Senators are set to consider Friday a legislation containing changes to the so-called continuous payment benefit, a social program that provides aid to low-income and elderly Brazilians with disabilities. The rapporteur of that bill in the lower house said this week that he wanted to ensure that needy families are not left uncovered.

Thursday night senators approved a weaker version of a bill that prohibits the expansion of tax benefits if public finances are worsening, and limits increased spending for civil servants. The proposal also overturns a measure reinstating a vehicle tax and barred the government from blocking the use of public funds earmarked by legislators for local projects. It has already been approved by the lower house.

The fourth measure from the package, a bill to change the military pensions system, will be voted on in 2025, according to the government leader in the lower house, Jose Guimaraes.

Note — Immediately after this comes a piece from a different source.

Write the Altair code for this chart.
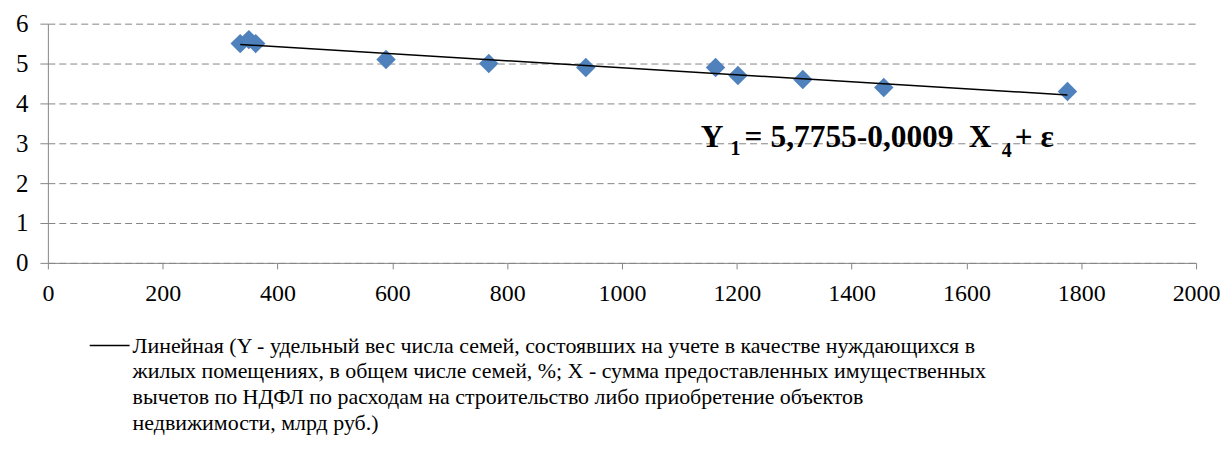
import altair as alt
import pandas as pd

# ---- data ----
x_vals = [335, 350, 362, 589, 768, 937, 1163, 1202, 1315, 1456, 1776]
y_vals = [5.5, 5.6, 5.5, 5.1, 5.0, 4.9, 4.9, 4.7, 4.6, 4.4, 4.3]
x_ticks = [0, 200, 400, 600, 800, 1000, 1200, 1400, 1600, 1800, 2000]
y_ticks = [0, 1, 2, 3, 4, 5, 6]
legend_lines = [
    "Линейная (Y - удельный вес числа семей, состоявших на учете в качестве нуждающихся в",
    "жилых помещениях, в общем числе семей, %; X - сумма предоставленных имущественных",
    "вычетов по НДФЛ по расходам на строительство либо приобретение объектов",
    "недвижимости, млрд руб.)",
]
eq_parts = ["Y", "1", "=", "5,7755-0,0009", "X", "4", "+ ε"]

df = pd.DataFrame({"x": x_vals, "y": y_vals})

FONT = "Liberation Serif"
GRAY = "#868686"
W, H = 1152, 240

x_axis = alt.Axis(values=x_ticks, title=None, grid=False, tickSize=6,
                  labelPadding=13, labelFontSize=24, labelFont=FONT,
                  labelColor="black", domainColor=GRAY, tickColor=GRAY,
                  labelFlush=False, labelOverlap=False, format="d")
y_axis = alt.Axis(values=y_ticks, title=None, grid=True, gridDash=[7, 4],
                  gridColor=GRAY, gridWidth=1, tickSize=8, labelPadding=12,
                  labelFontSize=25, labelFont=FONT, labelColor="black",
                  domainColor=GRAY, tickColor=GRAY, labelOverlap=False,
                  labelFlush=False, format="d")
x_scale = alt.Scale(domain=[0, 2000], nice=False)
y_scale = alt.Scale(domain=[0, 6], nice=False)

points = alt.Chart(df).mark_point(
    shape="diamond", filled=True, size=380, color="#4F81BD", opacity=1
).encode(x=alt.X("x:Q", scale=x_scale, axis=x_axis),
         y=alt.Y("y:Q", scale=y_scale, axis=y_axis))

trend = alt.Chart(df).transform_regression("x", "y").mark_line(
    color="black", strokeWidth=1.5
).encode(x=alt.X("x:Q", scale=x_scale, axis=x_axis),
         y=alt.Y("y:Q", scale=y_scale, axis=y_axis))

# equation annotation pieces (x, baseline y in plot pixels, size)
eq_layout = [
    (655, 124, 31.5), (685, 132, 20), (699, 124, 31.5), (725, 124, 31.5),
    (924, 124, 31.5), (957, 134, 20), (970, 124, 31.5),
]
eq_layers = []
for part, (px, py, fs) in zip(eq_parts, eq_layout):
    eq_layers.append(
        alt.Chart(pd.DataFrame({"t": [part]})).mark_text(
            font=FONT, fontWeight="bold", fontSize=fs, align="left",
            baseline="alphabetic", color="black"
        ).encode(x=alt.value(px), y=alt.value(py), text="t:N")
    )

leg_line = alt.Chart(pd.DataFrame({"a": [0]})).mark_rule(
    color="black", strokeWidth=1.5
).encode(x=alt.value(42), x2=alt.value(82), y=alt.value(323))

leg_text = alt.Chart(pd.DataFrame({"t": ["\n".join(legend_lines)]})).mark_text(
    font=FONT, fontSize=22, align="left", baseline="middle", lineBreak="\n",
    lineHeight=26, color="black"
).encode(x=alt.value(85), y=alt.value(323), text="t:N")

chart = alt.layer(points, trend, *eq_layers, leg_line, leg_text).properties(
    width=W, height=H,
    autosize=alt.AutoSizeParams(type="none"),
    padding={"left": 40, "top": 15, "right": 24, "bottom": 183},
).configure_view(stroke=None)

chart.save("out.html", embed_options={"renderer": "svg", "actions": False})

Brazil is running an annual budget gap of 10% — far wider than the ones seen during the leftist President Luiz Inacio Lula da Silva’s first administration. The fiscal concerns have weighed on the real, which ranks among the world’s worst-performing major currencies this year.

The central bank has repeatedly intervened in currency markets in an effort to stem the slide. On Thursday alone it sold $8 billion in back-to-back spot auctions, its largest daily sale since at least 1999, according to central bank data compiled by Bloomberg.